Sir Mark Prescott sent two of Kirsten Rausing’s home-bred fillies to Hoppegarten, a track bought in 2008 by an old acquaintance of mine Gerhard Schoeningh. He was based in England around the turn of the century and, after asking me whether I could introduce him to Sir Henry Cecil, had some nice winners with him.

Hoppegarten, in what was the old East Berlin, is the only privately-owned racecourse in Germany and has been brought back to its former prominence by Gerhard. The big race, the Grosser Preis, went to Prescott’s smart four-year-old Alpinista and Luke Morris who had Godolphin’s Walton Street back in third. Additionally, Prescott’s Alerta Roja finished second in a Listed race on the card.

One of the enduring mysteries of the international breeding business is just how Tony O’Callaghan’s Tally Ho Stud can continue to produce stallions that immediately out-perform what might reasonably be expected.

We all know about Kodiac, now at €65k a pop after producing a string of high-class performers over the past decade, but how about Mehmas? Available at €7,500 last year having entered the stud at €12,500 but, after his first crop ran away with the first-season sire title, he was upped to €25k for this year.

Tally Ho has two interesting first crop sires this year, and both were available at a covering fee of €5k. Cotai Glory is far and away the leader in his division with 18 individual winners. Heading his list is the brilliantly-fast Atomic Glory, already twice successful with ease in a Group 3 and then Group 2 in France for Kevin Ryan. Atomic Glory looks an obvious favourite for the Prix Morny (G1) later this month at Deauville.

Tally Ho’s other €5k bargain is Galileo Gold, Hugo Palmer’s 2000 Guineas and St James’s Palace Stakes hero. Palmer acquired his son, now called Ebro River, for Galileo Gold’s owners Al Shaqab for 75,000gns out of Tattersall’s Book 2 last October. Yesterday the owners collected almost double that when Ebro River landed the aforementioned Group 1 Phoenix Stakes as a 12-1 shot having looked short of top-class in recent runs at the major summer meetings.

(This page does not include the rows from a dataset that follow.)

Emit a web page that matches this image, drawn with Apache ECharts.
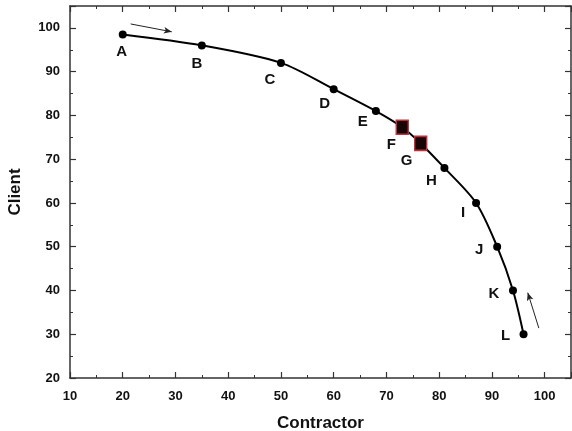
<!DOCTYPE html>
<html>
<head>
<meta charset="utf-8">
<script src="https://cdn.jsdelivr.net/npm/echarts@6/dist/echarts.min.js"></script>
<style>
    html, body { margin: 0; padding: 0; background: #fff; }
    #main { width: 572px; height: 431px; }
</style>
</head>
<body>
<div id="main"></div>
<script>
// points along the curve (Contractor, Client)
var pointNames = ['A', 'B', 'C', 'D', 'E', 'F', 'G', 'H', 'I', 'J', 'K', 'L'];
var contractorVals = [20, 35, 50, 60, 68, 73, 76.5, 81, 87, 91, 94, 96];
var clientVals = [98.5, 96, 92, 86, 81, 77.3, 73.6, 68, 60, 50, 40, 30];
// F and G are drawn as squares
var squarePoints = ['F', 'G'];
// direction arrows (from -> to) in data units
var arrowTop = [[21.5, 100.9], [29.3, 99.1]];
var arrowBottom = [[98.9, 31.4], [96.8, 39.5]];

// label offsets in px (styling, not data)
var labelOffsets = [[-1, 17], [-5, 18], [-11, 17], [-9, 15], [-13, 11], [-11, 18],
    [-14, 17], [-13, 13], [-13, 10], [-18, 3], [-19, 3], [-18, 2]];

var fontFam = '"Liberation Sans", Arial, sans-serif';

var curveData = [];
for (var i = 0; i < pointNames.length; i++) {
    var isSq = squarePoints.indexOf(pointNames[i]) >= 0;
    curveData.push({
        name: pointNames[i],
        value: [contractorVals[i], clientVals[i]],
        symbol: isSq ? 'rect' : 'circle',
        symbolSize: isSq ? [12, 14] : 8,
        itemStyle: isSq ? { color: '#180606', borderColor: '#c0303a', borderWidth: 1.5 }
                        : { color: '#000', borderWidth: 0 },
        label: { offset: labelOffsets[i] }
    });
}

var tickLine = { color: '#333', width: 1.2 };

function makeX(pos, showLabel) {
    return {
        type: 'value', position: pos, min: 10, max: 105, interval: 10,
        axisLine: { show: true, onZero: false, lineStyle: { color: '#333', width: 1.5 } },
        axisTick: { show: true, inside: true, length: 6, lineStyle: tickLine },
        minorTick: { show: true, splitNumber: 2, length: 3, lineStyle: { color: '#333', width: 1 } },
        splitLine: { show: false },
        axisLabel: {
            show: showLabel, showMaxLabel: false, margin: 12,
            fontFamily: fontFam, fontWeight: 'bold', fontSize: 13, color: '#111'
        },
        name: showLabel ? 'Contractor' : '',
        nameLocation: 'middle', nameGap: 37,
        nameTextStyle: { fontFamily: fontFam, fontWeight: 'bold', fontSize: 17, color: '#111' }
    };
}

function makeY(pos, showLabel) {
    return {
        type: 'value', position: pos, min: 20, max: 105, interval: 10,
        axisLine: { show: true, onZero: false, lineStyle: { color: '#333', width: 1.5 } },
        axisTick: { show: true, inside: true, length: 6, lineStyle: tickLine },
        minorTick: { show: true, splitNumber: 2, length: 3, lineStyle: { color: '#333', width: 1 } },
        splitLine: { show: false },
        axisLabel: {
            show: showLabel, showMaxLabel: false, margin: 10,
            fontFamily: fontFam, fontWeight: 'bold', fontSize: 13, color: '#111'
        },
        name: showLabel ? 'Client' : '',
        nameLocation: 'middle', nameGap: 46,
        nameTextStyle: { fontFamily: fontFam, fontWeight: 'bold', fontSize: 17, color: '#111' }
    };
}

var myChart = echarts.init(document.getElementById('main'));
myChart.setOption({
    backgroundColor: '#fff',
    animation: false,
    grid: { left: 70, right: 1, top: 6, bottom: 53, containLabel: false, outerBoundsMode: 'none' },
    xAxis: [makeX('bottom', true), makeX('top', false)],
    yAxis: [makeY('left', true), makeY('right', false)],
    series: [{
        type: 'line',
        data: curveData,
        smooth: 0.3,
        lineStyle: { color: '#000', width: 2 },
        label: {
            show: true,
            position: 'inside',
            formatter: '{b}',
            fontFamily: fontFam, fontWeight: 'bold', fontSize: 15, color: '#111'
        },
        z: 3
    }, {
        type: 'line',
        data: [],
        markLine: {
            silent: true,
            symbol: ['none', 'arrow'],
            symbolSize: [5, 8],
            label: { show: false },
            lineStyle: { color: '#222', width: 1, type: 'solid' },
            data: [
                [{ coord: arrowTop[0] }, { coord: arrowTop[1] }],
                [{ coord: arrowBottom[0] }, { coord: arrowBottom[1] }]
            ]
        }
    }]
});
</script>
</body>
</html>
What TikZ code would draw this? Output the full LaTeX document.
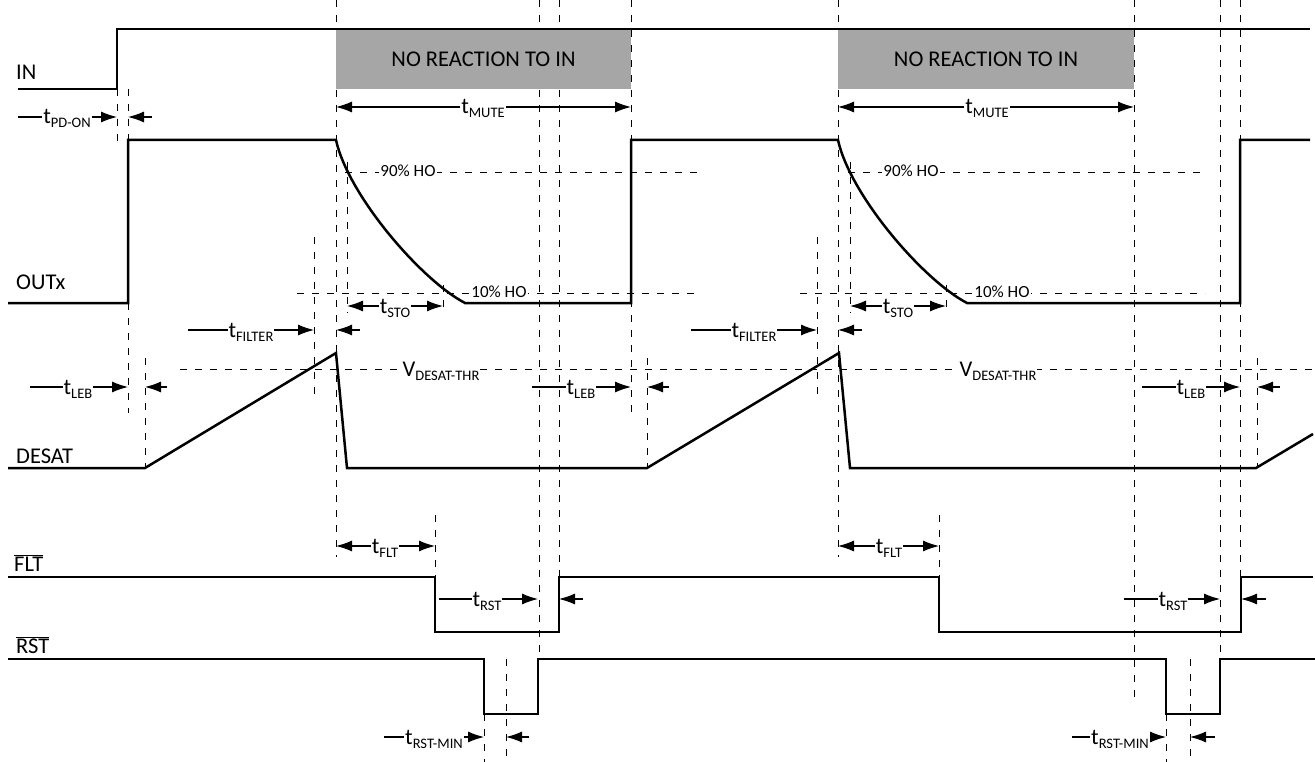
\documentclass[tikz,border=0pt]{standalone}
\usepackage{fontspec}
\setmainfont{Carlito}
\usetikzlibrary{arrows.meta}
\definecolor{mutegray}{RGB}{166,166,166}
\newcommand{\tsb}[2][t]{#1\raisebox{-4pt}{\fontsize{14.5}{16}\selectfont #2}}

\begin{document}
\begin{tikzpicture}[x=1pt, y=-1pt,
  every node/.style={font=\fontsize{22.5}{25}\selectfont},
  sig/.style={line width=2.5pt, line join=miter},
  guide/.style={line width=0.9pt, dash pattern=on 7pt off 8pt},
  dimr/.style={-{Latex[length=16pt,width=11pt]}, line width=1.1pt},
  dimlr/.style={{Latex[length=16pt,width=11pt]}-{Latex[length=16pt,width=11pt]}, line width=1.1pt},
  tlab/.style={fill=white, inner sep=1pt, anchor=base},
  plab/.style={fill=white, inner sep=1pt, anchor=base, font=\fontsize{17}{19}\selectfont},
  siglab/.style={anchor=base west, inner sep=0pt},
]

% ===== Frame: pixel grid of the 1315 x 762 figure, y pointing down =====
\useasboundingbox (0,0) rectangle (1315,762);

%% ---- VERTICAL TIMING GUIDES ----
\foreach \gx/\ya/\yb in {117/89/143, 128/89/140, 128/303/413, 145/358/468,
    336/0/557, 347/162/313, 443/285/313, 314/237/400, 435/515/577,
    539/0/659, 559/0/577, 484/714/762, 506/659/762, 631/0/418,
    647/358/468, 817/237/400, 838/0/557, 850/162/313, 946/285/313,
    939/515/577, 1134/0/703, 1220/0/659, 1240/0/577, 1257/358/468,
    1166/714/762, 1190/659/762}
  \draw[guide] (\gx,\ya) -- (\gx,\yb);

%% ---- MUTE WINDOWS ----
\fill[mutegray] (336,29) rectangle (631,89);
\node (mute1) at (483.5,59) {NO REACTION TO IN};
\fill[mutegray] (838,29) rectangle (1134,89);
\node (mute2) at (986,59) {NO REACTION TO IN};

%% ---- HORIZONTAL LEVELS ----
\draw[guide] (345,172) -- (700,172);
\draw[guide] (848,172) -- (1205,172);
\draw[guide] (297,293) -- (700,293);
\draw[guide] (800,293) -- (1205,293);
\draw[guide] (180,369) -- (1313,369);

%% ---- SIGNALS ----
% IN
\draw[sig] (18,89) -- (117,89) -- (117,29) -- (1310,29);
\node[siglab] (in) at (16,80) {IN};

% OUTx with soft turn-off
\draw[sig] (8,303) -- (128,303) -- (128,140) -- (336,140)
  .. controls (348,195) and (421,280) .. (465,303)
  -- (631,303) -- (631,140) -- (838,140)
  .. controls (850,195) and (923,280) .. (967,303)
  -- (1240,303) -- (1240,140) -- (1310,140);
\node[siglab] (outx) at (16,290) {OUTx};

% DESAT
\draw[sig] (8,468) -- (145,468) -- (336,353) -- (347,468) -- (647,468)
  -- (839,353) -- (850,468) -- (1256,468) -- (1313,434);
\node[siglab] (desat) at (16,463) {DESAT};

% FLT
\draw[sig] (8,577) -- (435,577) -- (435,632) -- (559,632) -- (559,577)
  -- (939,577) -- (939,632) -- (1241,632) -- (1241,577) -- (1313,577);
\node[siglab] (flt) at (14,571) {$\overline{\hbox{FLT}}$};

% RST
\draw[sig] (8,659) -- (484,659) -- (484,714) -- (538,714) -- (538,659)
  -- (1166,659) -- (1166,714) -- (1220,714) -- (1220,659) -- (1315,659);
\node[siglab] (rst) at (16,653) {$\overline{\hbox{RST}}$};

%% ---- TIMING ARROWS ----
% t_PD-ON
\draw[dimr] (18,117) -- (117,117);
\draw[dimr] (152,117) -- (128,117);
\node[tlab] (tpdon) at (67,124) {\tsb{PD-ON}};

% t_MUTE
\draw[dimlr] (336,107) -- (631,107);
\node[tlab] (tmute1) at (483,114) {\tsb{MUTE}};
\draw[dimlr] (838,107) -- (1134,107);
\node[tlab] (tmute2) at (987,114) {\tsb{MUTE}};

% 90% / 10% levels
\node[plab] (ho90a) at (408,177) {90\% HO};
\node[plab] (ho90b) at (911,177) {90\% HO};
\node[plab] (ho10a) at (499,298) {10\% HO};
\node[plab] (ho10b) at (1002,298) {10\% HO};

% t_STO
\draw[dimlr] (347,306) -- (443,306);
\node[tlab] (tsto1) at (395,313) {\tsb{STO}};
\draw[dimlr] (850,306) -- (946,306);
\node[tlab] (tsto2) at (898,313) {\tsb{STO}};

% t_FILTER
\draw[dimr] (188,330) -- (314,330);
\draw[dimr] (360,330) -- (336,330);
\node[tlab] (tfil1) at (251,337) {\tsb{FILTER}};
\draw[dimr] (691,330) -- (817,330);
\node[tlab] (tfil2) at (754,337) {\tsb{FILTER}};
\draw[dimr] (862,330) -- (838,330);

% V_DESAT-THR
\node[tlab] (vthr1) at (441,376) {\tsb[V]{DESAT-THR}};
\node[tlab] (vthr2) at (998,376) {\tsb[V]{DESAT-THR}};

% t_LEB
\draw[dimr] (30,387) -- (128,387);
\draw[dimr] (167,387) -- (145,387);
\node[tlab] (tleb1) at (78,394) {\tsb{LEB}};
\draw[dimr] (532,387) -- (631,387);
\draw[dimr] (669,387) -- (647,387);
\node[tlab] (tleb2) at (581,394) {\tsb{LEB}};
\draw[dimr] (1142,387) -- (1240,387);
\draw[dimr] (1280,387) -- (1257,387);
\node[tlab] (tleb3) at (1191,394) {\tsb{LEB}};

% t_FLT
\draw[dimlr] (336,546) -- (435,546);
\node[tlab] (tflt1) at (385,553) {\tsb{FLT}};
\draw[dimlr] (838,546) -- (939,546);
\node[tlab] (tflt2) at (889,553) {\tsb{FLT}};

% t_RST
\draw[dimr] (439,599) -- (538,599);
\draw[dimr] (583,599) -- (559,599);
\node[tlab] (trst1) at (487,606) {\tsb{RST}};
\draw[dimr] (1124,599) -- (1220,599);
\draw[dimr] (1266,599) -- (1241,599);
\node[tlab] (trst2) at (1173,606) {\tsb{RST}};

% t_RST-MIN
\draw[dimr] (384,737) -- (484,737);
\draw[dimr] (529,737) -- (506,737);
\node[tlab] (tmin1) at (434,744) {\tsb{RST-MIN}};
\draw[dimr] (1072,737) -- (1166,737);
\draw[dimr] (1215,737) -- (1190,737);
\node[tlab] (tmin2) at (1120,744) {\tsb{RST-MIN}};

\end{tikzpicture}
\end{document}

Both stallions will assuredly be moving up into the Mehmas bracket for the next covering season and with sons Roger and Harry nowadays adding youthful energy as well as brilliant talent-spotting to the legendary skills of Tony and his wife Anne, John Magnier’s sister, Tally-Ho will be on top for many years to come. They repeatedly find new stallions that suit the sort of owners and breeders who like two-year-old winners! Who doesn’t?